Government could bailout struggling Fisher & Paykel; boot camps for "worst" teens; more wind farm "bribery" deals revealed; German tourist tells of being trapped in a "horror house"; and more
The Prime Minister has reserved the right to bail-out "iconic" whiteware manufacturer Fisher & Paykel after its share price plunged from $1 to 65 cents after it issued a profit warning yesterday. The DominionPost leads with the news that John Key spoke to F&P chief executive John Bongard yesterday, after the company announced it might struggle to break even this year. Key said the company had not asked for help and none had been offered, but he would not rule out stepping in to save the company and its 1600 jobs.

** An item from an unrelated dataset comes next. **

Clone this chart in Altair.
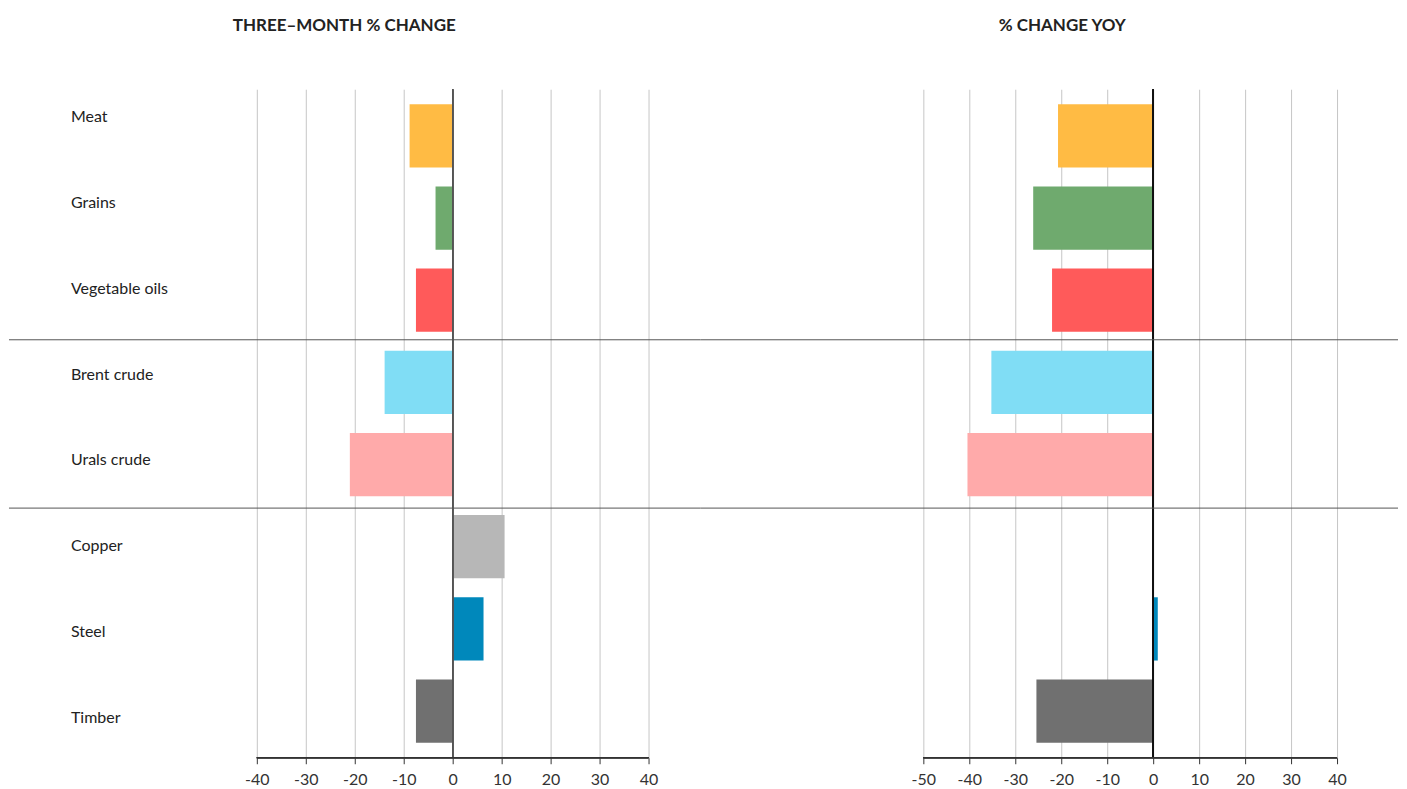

The New Zealand Herald's front page is dominated by two stories in praise of the government's new "tough justice" policies on youth offending. The government intends to pass a law before the end of the year that commits $35 million to "the worst" 1000 youth offenders; 40 will go through army-run boot camps each year, 25 will be monitored by electronic ankle-bracelets, and the Youth Court's jurisdiction has been expanded to include 12 and 13 year-olds.
Opponents of a central Otago wind farm have accused Meridian Energy of bribery, following yesterday's revelations that the state-owned power company had agreed to pay the Department of Conservation $175,000 if it would end its opposition to the 176-turbine Project Hayes power scheme. The Press reports that Meridian had also made payments to the Historic Places Trust ($179,000) and Ngai Tahu ($220,000) after they agreed to drop their objections in return for "mitigation measures". The Otago Daily Times says that Transpower did a similar deal with Doc over it Mahinerangi wind farm, paying a "six figure sum" over ten years to maintain a track and kiosk.
The ODT also carries the story of a German tourist, known only as Maja, who was rescued from a Dunedin "horror house" by the Armed Offenders' Squad last weekend. The 36 year-old woman struck up a romance with a local man over the internet, but when she arrived at Dunedin airport she was met by a 54 year-old unemployed man, not the 33 year-old PhD student he had said he was. She let him take her home because he had "a creepy aura" and she was "in shock". She said his home was full of dust, chickens and cartons and she was afraid when he wouldn't let her leave the house without her passport, but as a part-time social worker she was also fascinated. She was rescued after calling a man she had met in the plane to Dunedin.
John Key has pledged to keep New Zealand troops in East Timor until the country is stable. The PM met with Jose Ramos-Horta yesterday, the DomPost reports. The Timorese president said he did not expect a reduction in troop numbers would be possible before 2010 and expressed "heartfelt" gratitude for New Zealand's decade-long commitment to East Timor.
Auckland's bid to host the 2018 Commonwealth Games has been undermined by government cost-cutting, the Herald says. Labour had promised $500,000 to begin a scoping study on the condition all Auckland cities chipped in, but North Shore and Manukau had not yet agreed to contribute.